▸ Short task:
Starting at the first line of the data, print each line verbatim up to and including the line bearing "5.55, 5.78, 6.10]", omitting pictures.

Begin Data

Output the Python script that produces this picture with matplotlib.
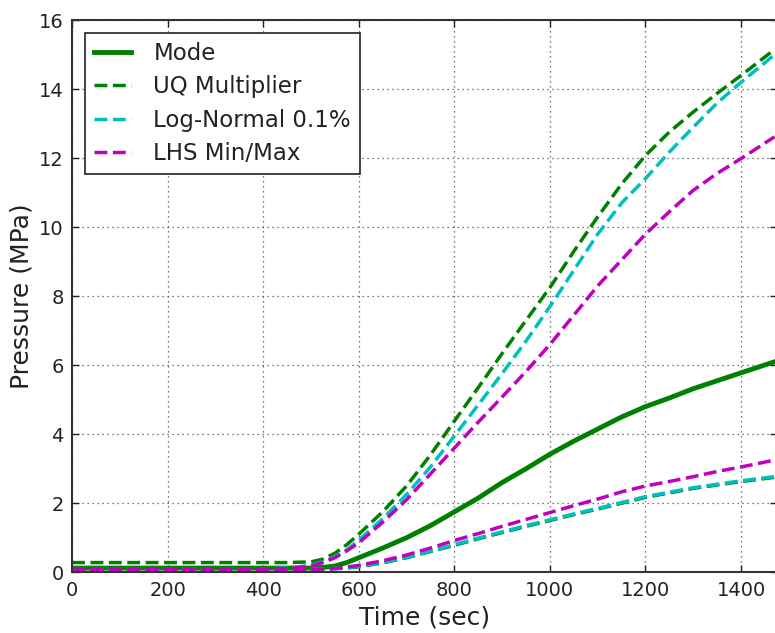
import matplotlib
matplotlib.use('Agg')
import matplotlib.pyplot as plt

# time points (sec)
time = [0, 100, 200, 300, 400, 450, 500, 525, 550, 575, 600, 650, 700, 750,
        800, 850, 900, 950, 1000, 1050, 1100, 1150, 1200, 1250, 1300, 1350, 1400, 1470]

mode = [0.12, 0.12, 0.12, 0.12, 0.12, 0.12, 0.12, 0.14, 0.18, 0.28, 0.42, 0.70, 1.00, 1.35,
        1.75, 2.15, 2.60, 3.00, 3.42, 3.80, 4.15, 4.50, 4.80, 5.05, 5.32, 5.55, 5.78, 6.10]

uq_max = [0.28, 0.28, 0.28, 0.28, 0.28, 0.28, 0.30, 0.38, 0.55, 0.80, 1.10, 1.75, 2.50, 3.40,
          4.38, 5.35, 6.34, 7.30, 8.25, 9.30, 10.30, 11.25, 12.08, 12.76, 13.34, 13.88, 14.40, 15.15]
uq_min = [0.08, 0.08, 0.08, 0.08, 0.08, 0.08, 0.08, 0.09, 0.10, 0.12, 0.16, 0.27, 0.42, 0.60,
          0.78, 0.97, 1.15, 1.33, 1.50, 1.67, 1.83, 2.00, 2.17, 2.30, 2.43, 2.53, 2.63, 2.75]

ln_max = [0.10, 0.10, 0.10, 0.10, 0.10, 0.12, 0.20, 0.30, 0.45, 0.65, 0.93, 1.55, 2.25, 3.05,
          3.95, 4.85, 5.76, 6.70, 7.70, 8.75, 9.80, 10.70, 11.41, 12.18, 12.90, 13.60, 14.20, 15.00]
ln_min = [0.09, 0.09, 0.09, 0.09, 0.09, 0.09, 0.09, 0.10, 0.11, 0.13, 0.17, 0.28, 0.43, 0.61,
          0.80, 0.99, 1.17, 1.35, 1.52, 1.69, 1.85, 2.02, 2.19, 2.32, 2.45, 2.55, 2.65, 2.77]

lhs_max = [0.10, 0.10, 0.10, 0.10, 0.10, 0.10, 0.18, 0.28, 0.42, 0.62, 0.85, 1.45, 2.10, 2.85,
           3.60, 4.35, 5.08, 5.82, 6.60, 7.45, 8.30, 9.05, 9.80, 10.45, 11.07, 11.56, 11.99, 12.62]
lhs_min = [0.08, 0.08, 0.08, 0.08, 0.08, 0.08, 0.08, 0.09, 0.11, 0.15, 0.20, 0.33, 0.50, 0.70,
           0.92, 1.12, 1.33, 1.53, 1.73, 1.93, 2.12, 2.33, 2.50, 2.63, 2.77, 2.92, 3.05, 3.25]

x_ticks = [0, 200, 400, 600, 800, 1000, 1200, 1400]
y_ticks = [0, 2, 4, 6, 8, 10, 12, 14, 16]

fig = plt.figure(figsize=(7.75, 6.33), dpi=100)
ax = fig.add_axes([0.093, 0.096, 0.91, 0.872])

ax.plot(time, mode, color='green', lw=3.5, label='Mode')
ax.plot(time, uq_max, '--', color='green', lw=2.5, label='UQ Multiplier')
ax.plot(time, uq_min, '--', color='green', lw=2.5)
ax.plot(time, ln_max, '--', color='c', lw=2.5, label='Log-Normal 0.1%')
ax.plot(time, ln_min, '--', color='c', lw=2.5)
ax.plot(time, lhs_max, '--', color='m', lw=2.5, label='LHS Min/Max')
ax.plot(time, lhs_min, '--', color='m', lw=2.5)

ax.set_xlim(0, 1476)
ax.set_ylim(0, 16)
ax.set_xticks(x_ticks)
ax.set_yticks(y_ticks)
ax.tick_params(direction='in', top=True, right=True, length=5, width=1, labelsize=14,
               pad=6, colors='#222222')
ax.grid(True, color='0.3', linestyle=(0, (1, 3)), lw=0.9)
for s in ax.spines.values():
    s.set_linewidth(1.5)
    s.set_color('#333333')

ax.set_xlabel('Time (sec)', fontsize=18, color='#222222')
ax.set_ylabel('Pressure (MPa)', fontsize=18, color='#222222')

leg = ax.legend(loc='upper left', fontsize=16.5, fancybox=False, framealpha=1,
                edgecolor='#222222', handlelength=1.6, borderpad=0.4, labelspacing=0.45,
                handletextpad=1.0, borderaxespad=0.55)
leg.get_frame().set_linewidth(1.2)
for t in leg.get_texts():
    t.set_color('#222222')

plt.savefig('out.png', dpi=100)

End Data

▸ Response to this exercise:
Output the Python script that produces this picture with matplotlib.
import matplotlib
matplotlib.use('Agg')
import matplotlib.pyplot as plt

# time points (sec)
time = [0, 100, 200, 300, 400, 450, 500, 525, 550, 575, 600, 650, 700, 750,
        800, 850, 900, 950, 1000, 1050, 1100, 1150, 1200, 1250, 1300, 1350, 1400, 1470]

mode = [0.12, 0.12, 0.12, 0.12, 0.12, 0.12, 0.12, 0.14, 0.18, 0.28, 0.42, 0.70, 1.00, 1.35,
        1.75, 2.15, 2.60, 3.00, 3.42, 3.80, 4.15, 4.50, 4.80, 5.05, 5.32, 5.55, 5.78, 6.10]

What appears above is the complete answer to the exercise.